§ **Supplied information**

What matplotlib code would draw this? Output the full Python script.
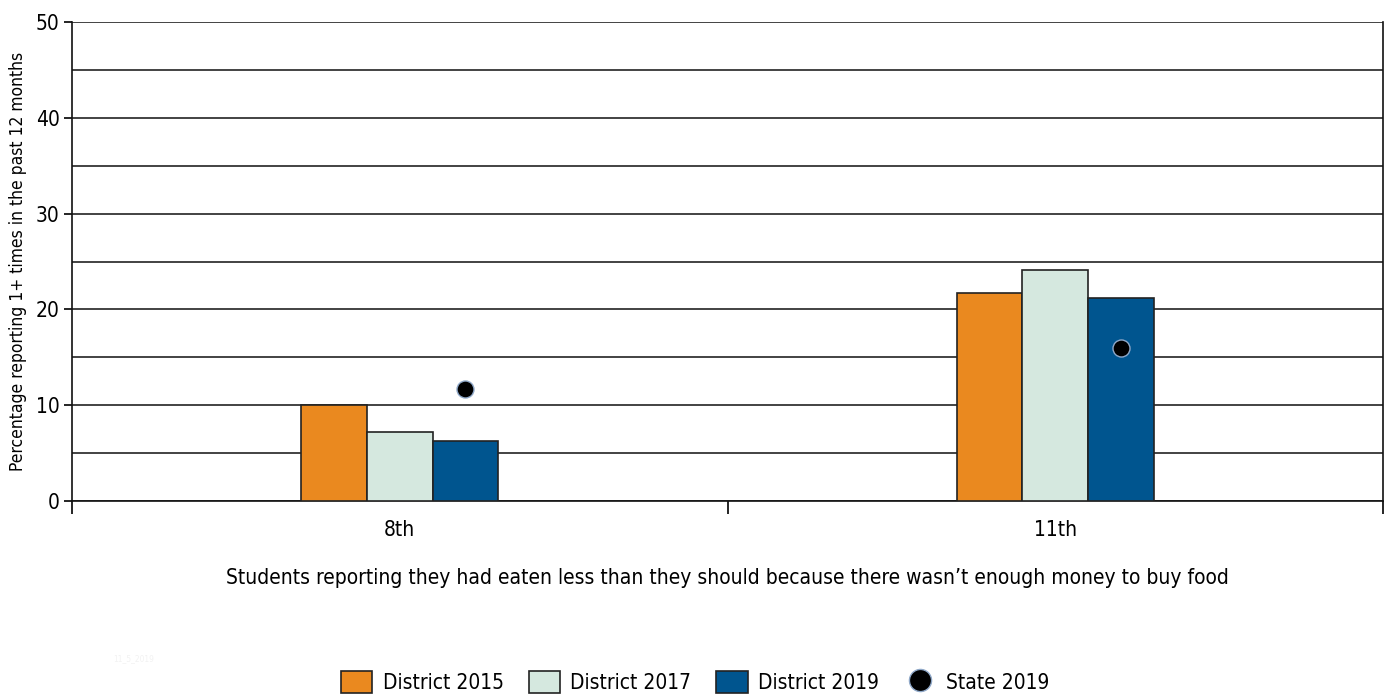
import matplotlib.pyplot as plt
from matplotlib.ticker import MultipleLocator

plt.rcParams['font.family'] = ['Liberation Sans Narrow', 'DejaVu Sans']
plt.rcParams['font.stretch'] = 'condensed'

# data
grades = ['8th', '11th']
district_2015 = [10.0, 21.7]
district_2017 = [7.2, 24.1]
district_2019 = [6.3, 21.2]
state_2019 = [11.7, 16.0]

colors = ['#EA891F', '#D5E8DF', '#00558F']
labels = ['District 2015', 'District 2017', 'District 2019']

fig = plt.figure(figsize=(13.88, 6.94), dpi=100)
ax = fig.add_axes([72 / 1388, 1 - 501 / 694, 1311 / 1388, 479 / 694])

bar_width = 0.1
x = list(range(len(grades)))
handles = []
for i, (vals, c, lab) in enumerate(zip([district_2015, district_2017, district_2019], colors, labels)):
    pos = [xi + (i - 1) * bar_width for xi in x]
    b = ax.bar(pos, vals, width=bar_width, color=c, edgecolor='#222222', linewidth=1.2,
               label=lab, zorder=3)
    handles.append(b)

sc = ax.scatter([xi + bar_width for xi in x], state_2019, s=150, color='black',
                edgecolor='#8fa8c8', linewidth=1.0, zorder=4, label='State 2019')
handles.append(sc)

ax.set_xlim(-0.5, 1.5)
ax.set_ylim(0, 50)

# y axis
ax.yaxis.set_major_locator(MultipleLocator(10))
ax.yaxis.set_minor_locator(MultipleLocator(5))
ax.grid(axis='y', which='both', color='#222222', linewidth=1.2, zorder=0)
ax.tick_params(axis='y', which='major', direction='out', length=6, width=1.2,
               labelsize=15, pad=3)
ax.tick_params(axis='y', which='minor', length=0)
ax.set_ylabel('Percentage reporting 1+ times in the past 12 months', fontsize=12.5, labelpad=6)

# x axis: boundary ticks, labels at centres
ax.set_xticks([-0.5, 0.5, 1.5])
ax.set_xticklabels(['', '', ''])
ax.set_xticks(x, minor=True)
ax.set_xticklabels(grades, minor=True)
ax.tick_params(axis='x', which='major', direction='out', length=9, width=1.2)
ax.tick_params(axis='x', which='minor', length=0, labelsize=15, pad=14)
ax.set_xlabel("Students reporting they had eaten less than they should because there wasn\u2019t enough money to buy food",
              fontsize=15, labelpad=20)

for s in ax.spines.values():
    s.set_linewidth(1.2)
    s.set_color('#111111')
ax.spines['top'].set_visible(False)
ax.spines['right'].set_bounds(0, 50)

fig.text(113 / 1388, 1 - 661 / 694, '11_5_2019', fontsize=6, color='#f2f2f2')

fig.legend(handles, labels + ['State 2019'], loc='center', bbox_to_anchor=(695 / 1388, 1 - 682 / 694),
           ncol=4, frameon=False, fontsize=15, handlelength=1.5, handleheight=1.3,
           columnspacing=1.2, handletextpad=0.5, scatterpoints=1, markerscale=1.3)

fig.savefig('out.png', dpi=100)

§ **Goal of the exercise**
Only the lines from the start of the material through the line containing "fontsize=15, labelpad=20)" should be transcribed. Pictures stay out.

§ **Full solution**
What matplotlib code would draw this? Output the full Python script.
import matplotlib.pyplot as plt
from matplotlib.ticker import MultipleLocator

plt.rcParams['font.family'] = ['Liberation Sans Narrow', 'DejaVu Sans']
plt.rcParams['font.stretch'] = 'condensed'

# data
grades = ['8th', '11th']
district_2015 = [10.0, 21.7]
district_2017 = [7.2, 24.1]
district_2019 = [6.3, 21.2]
state_2019 = [11.7, 16.0]

colors = ['#EA891F', '#D5E8DF', '#00558F']
labels = ['District 2015', 'District 2017', 'District 2019']

fig = plt.figure(figsize=(13.88, 6.94), dpi=100)
ax = fig.add_axes([72 / 1388, 1 - 501 / 694, 1311 / 1388, 479 / 694])

bar_width = 0.1
x = list(range(len(grades)))
handles = []
for i, (vals, c, lab) in enumerate(zip([district_2015, district_2017, district_2019], colors, labels)):
    pos = [xi + (i - 1) * bar_width for xi in x]
    b = ax.bar(pos, vals, width=bar_width, color=c, edgecolor='#222222', linewidth=1.2,
               label=lab, zorder=3)
    handles.append(b)

sc = ax.scatter([xi + bar_width for xi in x], state_2019, s=150, color='black',
                edgecolor='#8fa8c8', linewidth=1.0, zorder=4, label='State 2019')
handles.append(sc)

ax.set_xlim(-0.5, 1.5)
ax.set_ylim(0, 50)

# y axis
ax.yaxis.set_major_locator(MultipleLocator(10))
ax.yaxis.set_minor_locator(MultipleLocator(5))
ax.grid(axis='y', which='both', color='#222222', linewidth=1.2, zorder=0)
ax.tick_params(axis='y', which='major', direction='out', length=6, width=1.2,
               labelsize=15, pad=3)
ax.tick_params(axis='y', which='minor', length=0)
ax.set_ylabel('Percentage reporting 1+ times in the past 12 months', fontsize=12.5, labelpad=6)

# x axis: boundary ticks, labels at centres
ax.set_xticks([-0.5, 0.5, 1.5])
ax.set_xticklabels(['', '', ''])
ax.set_xticks(x, minor=True)
ax.set_xticklabels(grades, minor=True)
ax.tick_params(axis='x', which='major', direction='out', length=9, width=1.2)
ax.tick_params(axis='x', which='minor', length=0, labelsize=15, pad=14)
ax.set_xlabel("Students reporting they had eaten less than they should because there wasn\u2019t enough money to buy food",
              fontsize=15, labelpad=20)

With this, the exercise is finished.